JOB: Go through the listing and write out all of it exactly.

RECORDED DATA:

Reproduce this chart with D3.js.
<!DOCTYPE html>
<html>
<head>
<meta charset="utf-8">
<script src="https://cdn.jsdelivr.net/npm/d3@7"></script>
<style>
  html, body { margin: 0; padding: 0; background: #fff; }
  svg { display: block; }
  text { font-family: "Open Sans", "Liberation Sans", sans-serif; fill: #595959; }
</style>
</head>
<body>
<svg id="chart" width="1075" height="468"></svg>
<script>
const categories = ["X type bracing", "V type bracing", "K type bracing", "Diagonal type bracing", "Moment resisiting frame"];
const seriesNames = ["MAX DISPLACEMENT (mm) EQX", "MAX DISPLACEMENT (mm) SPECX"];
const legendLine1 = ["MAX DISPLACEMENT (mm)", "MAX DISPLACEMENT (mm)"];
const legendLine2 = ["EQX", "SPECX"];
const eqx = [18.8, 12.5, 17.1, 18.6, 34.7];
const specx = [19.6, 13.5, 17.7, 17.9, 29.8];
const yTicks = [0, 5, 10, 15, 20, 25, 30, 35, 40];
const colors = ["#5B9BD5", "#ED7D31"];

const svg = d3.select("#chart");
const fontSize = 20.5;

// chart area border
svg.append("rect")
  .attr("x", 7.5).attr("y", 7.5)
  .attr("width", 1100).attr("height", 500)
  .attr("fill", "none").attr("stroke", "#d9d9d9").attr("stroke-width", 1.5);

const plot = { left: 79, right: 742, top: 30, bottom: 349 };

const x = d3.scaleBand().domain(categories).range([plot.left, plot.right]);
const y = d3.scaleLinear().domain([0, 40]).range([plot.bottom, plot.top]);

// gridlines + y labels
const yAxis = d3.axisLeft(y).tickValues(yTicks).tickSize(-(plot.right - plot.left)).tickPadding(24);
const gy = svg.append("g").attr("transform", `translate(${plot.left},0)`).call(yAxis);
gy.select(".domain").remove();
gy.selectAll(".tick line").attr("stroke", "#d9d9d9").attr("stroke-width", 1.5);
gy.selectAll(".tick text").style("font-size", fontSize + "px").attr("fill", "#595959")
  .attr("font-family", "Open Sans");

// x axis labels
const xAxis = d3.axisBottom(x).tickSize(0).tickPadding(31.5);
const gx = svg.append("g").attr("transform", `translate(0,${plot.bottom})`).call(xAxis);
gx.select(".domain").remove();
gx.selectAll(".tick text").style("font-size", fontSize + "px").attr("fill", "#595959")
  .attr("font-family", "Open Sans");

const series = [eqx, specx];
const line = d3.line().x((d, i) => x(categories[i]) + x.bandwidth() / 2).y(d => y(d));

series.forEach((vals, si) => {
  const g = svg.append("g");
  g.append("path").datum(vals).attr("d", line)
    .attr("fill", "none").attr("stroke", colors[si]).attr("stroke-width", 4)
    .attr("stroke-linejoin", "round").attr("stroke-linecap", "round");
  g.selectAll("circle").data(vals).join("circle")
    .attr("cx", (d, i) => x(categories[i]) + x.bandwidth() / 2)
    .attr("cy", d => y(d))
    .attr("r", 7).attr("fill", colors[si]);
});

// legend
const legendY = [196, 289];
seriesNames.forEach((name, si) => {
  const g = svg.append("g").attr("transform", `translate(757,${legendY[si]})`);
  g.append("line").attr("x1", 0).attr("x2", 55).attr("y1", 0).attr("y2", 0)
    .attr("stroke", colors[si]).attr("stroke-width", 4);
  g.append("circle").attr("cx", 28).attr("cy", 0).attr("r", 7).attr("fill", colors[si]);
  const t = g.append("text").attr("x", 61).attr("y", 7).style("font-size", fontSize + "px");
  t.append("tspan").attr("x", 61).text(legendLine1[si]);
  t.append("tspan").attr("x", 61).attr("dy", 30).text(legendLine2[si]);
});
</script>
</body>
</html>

THE RESULT:
Reproduce this chart with D3.js.
<!DOCTYPE html>
<html>
<head>
<meta charset="utf-8">
<script src="https://cdn.jsdelivr.net/npm/d3@7"></script>
<style>
  html, body { margin: 0; padding: 0; background: #fff; }
  svg { display: block; }
  text { font-family: "Open Sans", "Liberation Sans", sans-serif; fill: #595959; }
</style>
</head>
<body>
<svg id="chart" width="1075" height="468"></svg>
<script>
const categories = ["X type bracing", "V type bracing", "K type bracing", "Diagonal type bracing", "Moment resisiting frame"];
const seriesNames = ["MAX DISPLACEMENT (mm) EQX", "MAX DISPLACEMENT (mm) SPECX"];
const legendLine1 = ["MAX DISPLACEMENT (mm)", "MAX DISPLACEMENT (mm)"];
const legendLine2 = ["EQX", "SPECX"];
const eqx = [18.8, 12.5, 17.1, 18.6, 34.7];
const specx = [19.6, 13.5, 17.7, 17.9, 29.8];
const yTicks = [0, 5, 10, 15, 20, 25, 30, 35, 40];
const colors = ["#5B9BD5", "#ED7D31"];

const svg = d3.select("#chart");
const fontSize = 20.5;

// chart area border
svg.append("rect")
  .attr("x", 7.5).attr("y", 7.5)
  .attr("width", 1100).attr("height", 500)
  .attr("fill", "none").attr("stroke", "#d9d9d9").attr("stroke-width", 1.5);

const plot = { left: 79, right: 742, top: 30, bottom: 349 };

const x = d3.scaleBand().domain(categories).range([plot.left, plot.right]);
const y = d3.scaleLinear().domain([0, 40]).range([plot.bottom, plot.top]);

// gridlines + y labels
const yAxis = d3.axisLeft(y).tickValues(yTicks).tickSize(-(plot.right - plot.left)).tickPadding(24);
const gy = svg.append("g").attr("transform", `translate(${plot.left},0)`).call(yAxis);
gy.select(".domain").remove();
gy.selectAll(".tick line").attr("stroke", "#d9d9d9").attr("stroke-width", 1.5);
gy.selectAll(".tick text").style("font-size", fontSize + "px").attr("fill", "#595959")
  .attr("font-family", "Open Sans");

// x axis labels
const xAxis = d3.axisBottom(x).tickSize(0).tickPadding(31.5);
const gx = svg.append("g").attr("transform", `translate(0,${plot.bottom})`).call(xAxis);
gx.select(".domain").remove();
gx.selectAll(".tick text").style("font-size", fontSize + "px").attr("fill", "#595959")
  .attr("font-family", "Open Sans");

const series = [eqx, specx];
const line = d3.line().x((d, i) => x(categories[i]) + x.bandwidth() / 2).y(d => y(d));

series.forEach((vals, si) => {
  const g = svg.append("g");
  g.append("path").datum(vals).attr("d", line)
    .attr("fill", "none").attr("stroke", colors[si]).attr("stroke-width", 4)
    .attr("stroke-linejoin", "round").attr("stroke-linecap", "round");
  g.selectAll("circle").data(vals).join("circle")
    .attr("cx", (d, i) => x(categories[i]) + x.bandwidth() / 2)
    .attr("cy", d => y(d))
    .attr("r", 7).attr("fill", colors[si]);
});

// legend
const legendY = [196, 289];
seriesNames.forEach((name, si) => {
  const g = svg.append("g").attr("transform", `translate(757,${legendY[si]})`);
  g.append("line").attr("x1", 0).attr("x2", 55).attr("y1", 0).attr("y2", 0)
    .attr("stroke", colors[si]).attr("stroke-width", 4);
  g.append("circle").attr("cx", 28).attr("cy", 0).attr("r", 7).attr("fill", colors[si]);
  const t = g.append("text").attr("x", 61).attr("y", 7).style("font-size", fontSize + "px");
  t.append("tspan").attr("x", 61).text(legendLine1[si]);
  t.append("tspan").attr("x", 61).attr("dy", 30).text(legendLine2[si]);
});
</script>
</body>
</html>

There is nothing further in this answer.